Quando o segundo tremor mais forte atingiu a região, cidadãos que haviam resistido ao primeiro abalo retornavam às suas casas para recolher os seus pertences e encontrar um local seguro para passar a noite, que se anunciava fria. O serviço meteorológico prevê chuvas e neve no sudeste da Turquia no decorrer da semana. A maior parte das cidades na fronteira entre os dois países ficou sem gás e eletricidade.

— É uma região sísmica, por isso estou acostumada aos tremores — declarou a repórter Melisa Salman, que vive em Kahramanmaras, epicentro do terremoto na Turquia, a cerca de 60 km da fronteira síria. — Mas é a primeira vez que vivemos algo assim. Pensamos que fosse o Apocalipse — relatou, acrescentando à jornalista: — Estamos do lado de fora desde as 4h30 da madrugada. Está chovendo, mas ninguém se atreve a voltar para casa por medo de novas réplicas.

Apesar de a terra não parar de tremer, as equipes de resgate, muitas vezes auxiliadas pela população local, continuam as buscas por vítimas. Uma menina de seis anos foi resgatada após horas de trabalho dos socorristas ajudados por seu pai. No total, três crianças foram resgatadas entre os escombros de um edifício completamente em ruínas em Kahramanmaras.

— Consegui salvar três pessoas, mas também encontrei dois corpos. Não posso voltar para casa. Fico aqui caso precisem de mim — disse Halis Aktemur, de 35 anos, que ofereceu ajuda para as equipes de resgate que trabalham nas ruínas de um edifício em Diyarbakir, na Turquia.

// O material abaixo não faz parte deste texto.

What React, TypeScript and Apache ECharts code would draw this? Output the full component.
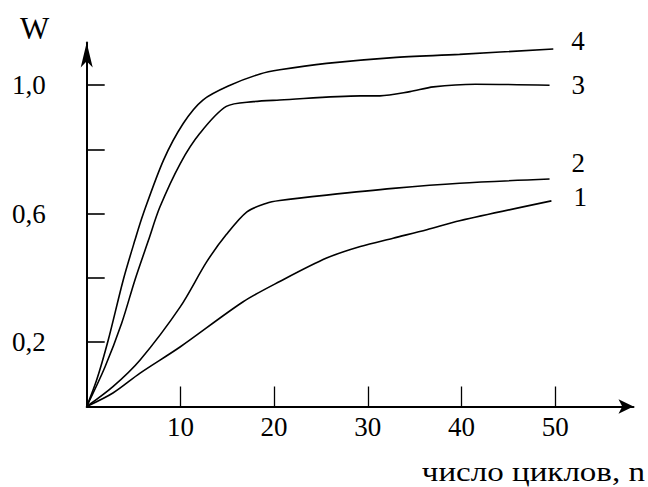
import React, { useEffect, useRef } from "react";
import * as echarts from "echarts";

// Curve data: [n, W]
const curve1: [number, number][] = [
  [0, 0], [2.8, 0.042], [5.7, 0.104], [10, 0.186], [16.7, 0.326], [20.6, 0.389],
  [25.6, 0.462], [29.2, 0.498], [32.7, 0.524], [36.3, 0.55], [39.8, 0.578], [49.6, 0.64],
];
const curve2: [number, number][] = [
  [0, 0], [2.8, 0.062], [5.7, 0.145], [10, 0.311], [12.8, 0.45], [14.9, 0.535],
  [17.1, 0.606], [19.2, 0.633], [20.6, 0.641], [25.6, 0.658], [32.7, 0.679],
  [39.8, 0.695], [49.4, 0.708],
];
const curve3: [number, number][] = [
  [0, 0], [1.95, 0.123], [3.74, 0.26], [5.15, 0.394], [6.6, 0.518], [7.8, 0.62],
  [10, 0.757], [12.1, 0.851], [14.9, 0.934], [17.8, 0.949], [20.6, 0.954],
  [29.2, 0.967], [31.3, 0.967], [34.5, 0.98], [37, 0.995], [41.5, 1.003], [49.4, 1.0],
];
const curve4: [number, number][] = [
  [0, 0], [1.07, 0.083], [2.3, 0.207], [3.9, 0.394], [5.15, 0.518], [6.04, 0.6],
  [8.2, 0.767], [10.3, 0.881], [12.4, 0.954], [15.3, 1.0], [18.5, 1.035], [20.6, 1.048],
  [25.6, 1.068], [32.7, 1.086], [39.8, 1.096], [49.8, 1.113],
];
const curveNames = ["1", "2", "3", "4"];
const xTickValues = [10, 20, 30, 40, 50];
const yTickValues = [0.2, 0.4, 0.6, 0.8, 1.0];
const yLabelValues = [0.2, 0.6, 1.0];
const xAxisTitle = "число циклов, n";
const yAxisTitle = "W";

const FONT = "Liberation Serif";

export default function App() {
  const ref = useRef<HTMLDivElement>(null);
  useEffect(() => {
    if (!ref.current) return;
    const chart = echarts.init(ref.current, null, { renderer: "svg" });
    const curves = [curve1, curve2, curve3, curve4];
    const offsets: [number, number][] = [
      [14, -4],
      [14, -16],
      [14, 0],
      [10, -8],
    ];
    chart.setOption({
      animation: false,
      backgroundColor: "#ffffff",
      grid: { left: 86.7, right: 14.5, top: 42.5, bottom: 80.5 },
      xAxis: {
        type: "value",
        min: 0,
        max: 58.36,
        splitLine: { show: false },
        axisLine: {
          show: true,
          lineStyle: { color: "#000", width: 2 },
          symbol: ["none", "arrow"],
          symbolSize: [11, 15],
        },
        axisTick: {
          show: true,
          inside: true,
          length: 20,
          customValues: xTickValues,
          lineStyle: { color: "#000", width: 1.3 },
        },
        axisLabel: {
          customValues: xTickValues,
          margin: 7,
          color: "#000",
          fontFamily: FONT,
          fontSize: 27,
        },
      },
      yAxis: {
        type: "value",
        min: 0,
        max: 1.133,
        splitLine: { show: false },
        axisLine: {
          show: true,
          lineStyle: { color: "#000", width: 2 },
          symbol: ["none", "arrow"],
          symbolSize: [9, 25],
        },
        axisTick: {
          show: true,
          inside: true,
          length: 18,
          customValues: yTickValues,
          lineStyle: { color: "#000", width: 1.6 },
        },
        axisLabel: {
          customValues: yLabelValues,
          margin: 41,
          color: "#000",
          fontFamily: FONT,
          fontSize: 27,
          formatter: (v: number) => v.toFixed(1).replace(".", ","),
        },
      },
      graphic: [
        {
          type: "text",
          x: 20,
          y: 13,
          style: { text: yAxisTitle, fill: "#000", font: `31px '${FONT}'` },
        },
        {
          type: "text",
          x: 645,
          y: 458,
          scaleX: 1.18,
          style: { text: xAxisTitle, fill: "#000", font: `28px '${FONT}'`, align: "right" },
        },
      ],
      series: curves.map((d, i) => ({
        type: "line",
        name: curveNames[i],
        data: d,
        smooth: 0.3,
        showSymbol: false,
        symbol: "none",
        lineStyle: { color: "#000", width: 1.6 },
        endLabel: {
          show: true,
          formatter: curveNames[i],
          color: "#000",
          fontFamily: FONT,
          fontSize: 27,
          offset: offsets[i],
        },
      })),
    });
    return () => chart.dispose();
  }, []);
  return (
    <div
      ref={ref}
      style={{ position: "fixed", left: 0, top: 0, width: 648, height: 487, background: "#fff" }}
    />
  );
}
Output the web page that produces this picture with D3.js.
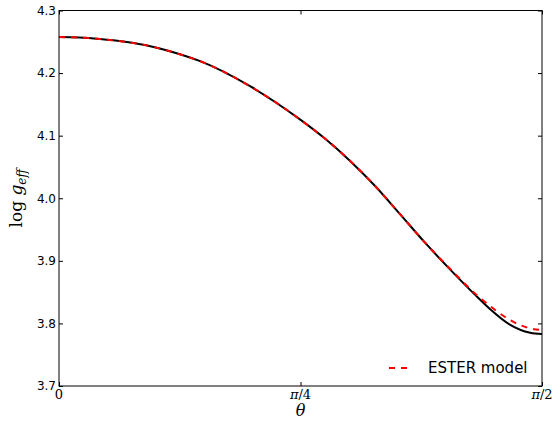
<!DOCTYPE html>
<html><head><meta charset="utf-8">
<script src="https://cdn.jsdelivr.net/npm/d3@7/dist/d3.min.js"></script>
<style>body{margin:0;background:#fff}svg{display:block}</style>
</head><body>
<svg id="c" width="557" height="427"></svg>
<script>
const thetaDeg  = [0, 3.8, 7.6, 12.3, 17.0, 21.6, 26.3, 35.6, 44.9, 49.6, 54.2, 58.9, 63.5, 68.2, 72.9, 77.5, 80.3, 84.0, 87.8, 90];
const loggObs   = [4.2575, 4.2568, 4.2545, 4.2500, 4.2430, 4.2325, 4.219, 4.179, 4.126, 4.095, 4.060, 4.0195, 3.975, 3.929, 3.886, 3.846, 3.823, 3.798, 3.785, 3.783];
const loggEster = [4.2575, 4.2568, 4.2545, 4.2500, 4.2430, 4.2325, 4.219, 4.179, 4.126, 4.095, 4.060, 4.0195, 3.975, 3.929, 3.887, 3.848, 3.828, 3.8055, 3.792, 3.7895];
const yTicks = [3.7,3.8,3.9,4.0,4.1,4.2,4.3];
const xTicks = [0, Math.PI/4, Math.PI/2];
const xTickLabels = ["0","π/4","π/2"];
const legendLabel = "ESTER model";

const svg = d3.select("#c");
const L=59, R=542, T=10.5, B=386;
const x = d3.scaleLinear().domain([0, Math.PI/2]).range([L,R]);
const y = d3.scaleLinear().domain([3.7,4.3]).range([B,T]);
const rad = d => d*Math.PI/180;

const line = d3.line().curve(d3.curveMonotoneX).x(d=>x(rad(d[0]))).y(d=>y(d[1]));
svg.append("path").datum(thetaDeg.map((t,i)=>[t,loggObs[i]]))
  .attr("d",line).attr("fill","none").attr("stroke","#000").attr("stroke-width",2);
svg.append("path").datum(thetaDeg.map((t,i)=>[t,loggEster[i]]))
  .attr("d",line).attr("fill","none").attr("stroke","#ff0000").attr("stroke-width",2)
  .attr("stroke-dasharray","6,6");

// frame
svg.append("rect").attr("x",L).attr("y",T).attr("width",R-L).attr("height",B-T)
  .attr("fill","none").attr("stroke","#000").attr("stroke-width",1);

// axes (inward ticks)
const yl = svg.append("g").attr("transform",`translate(${L},0)`)
  .call(d3.axisRight(y).tickValues(yTicks).tickSize(4).tickFormat(""));
const yr = svg.append("g").attr("transform",`translate(${R},0)`)
  .call(d3.axisLeft(y).tickValues(yTicks).tickSize(4).tickFormat(""));
const xb = svg.append("g").attr("transform",`translate(0,${B})`)
  .call(d3.axisTop(x).tickValues(xTicks).tickSize(4).tickFormat(""));
const xt = svg.append("g").attr("transform",`translate(0,${T})`)
  .call(d3.axisBottom(x).tickValues(xTicks).tickSize(4).tickFormat(""));
[yl,yr,xb,xt].forEach(g=>{g.select(".domain").remove();g.selectAll("line").attr("stroke","#000");});

// y tick labels
svg.append("g").selectAll("text").data(yTicks).join("text")
  .attr("x",L-3).attr("y",d=>y(d)).attr("dy","0.36em")
  .attr("text-anchor","end").attr("font-family","DejaVu Sans").attr("font-size",12)
  .text(d=>d3.format(".1f")(d));

// x tick labels
svg.append("g").selectAll("text").data(xTicks).join("text")
  .attr("x",d=>x(d)).attr("y",B+13)
  .attr("text-anchor","middle").attr("font-family","DejaVu Serif").attr("font-size",13)
  .each(function(d,i){
    const s = xTickLabels[i];
    const t = d3.select(this);
    if (s.startsWith("π")) {
      t.append("tspan").attr("font-style","italic").text("π");
      t.append("tspan").text(s.slice(1));
    } else t.text(s);
  });

// x label
svg.append("text").attr("x",(L+R)/2).attr("y",B+30).attr("text-anchor","middle")
  .attr("font-family","DejaVu Serif").attr("font-style","italic").attr("font-size",16).text("θ");

// y label
const ylab = svg.append("text").attr("transform",`translate(22,${(T+B)/2}) rotate(-90)`)
  .attr("text-anchor","middle").attr("font-family","DejaVu Serif").attr("font-size",17);
ylab.append("tspan").text("log ");
ylab.append("tspan").attr("font-style","italic").text("g");
ylab.append("tspan").attr("font-style","italic").attr("font-size",12).attr("dy",4).text("eff");

// legend
svg.append("line").attr("x1",389).attr("x2",411).attr("y1",368).attr("y2",368)
  .attr("stroke","#ff0000").attr("stroke-width",2).attr("stroke-dasharray","6,6");
svg.append("text").attr("x",428).attr("y",373).attr("font-family","DejaVu Sans").attr("font-size",15)
  .attr("fill","#000").text(legendLabel);
</script>
</body></html>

Alguns estabelecimentos, como estádios e espaços para eventos, estão acolhendo pessoas que não conseguiram voltar para casa em Diyarbakir, informou um corresponde da AFP na região.

“Juízo final”

Assim que Anas Habache, de 37 anos, começou a sentir o tremor, foi procurar o filho e gritou para a esposa grávida correr até a porta de seu apartamento, no terceiro e último andar de um prédio em Aleppo, província da Síria cuja cidade homônima abriga os mais antigos castelos medievais do mundo.

— Descemos as escadas como loucos e, quando chegamos à rua, vimos dezenas de famílias assustadas — contou. — Alguns rezavam de joelhos, outros choravam, como se fosse o dia do juízo final — acrescentou, dizendo nunca ter sentido nada igual nos últimos anos de guerra no país.

— Isso foi muito pior do que as bombas e as balas — descreveu Habache à AFP.

Considerada Patrimônio Mundial em Perigo da Unesco, por causa da guerra civil na região, diversos monumentos históricos e edifícios nos arredores da cidade antiga de Aleppo tiveram suas estruturas parcial ou totalmente destruídas com o terremoto. A extensão dos estragos ainda está sendo contabilizada pelas autoridades.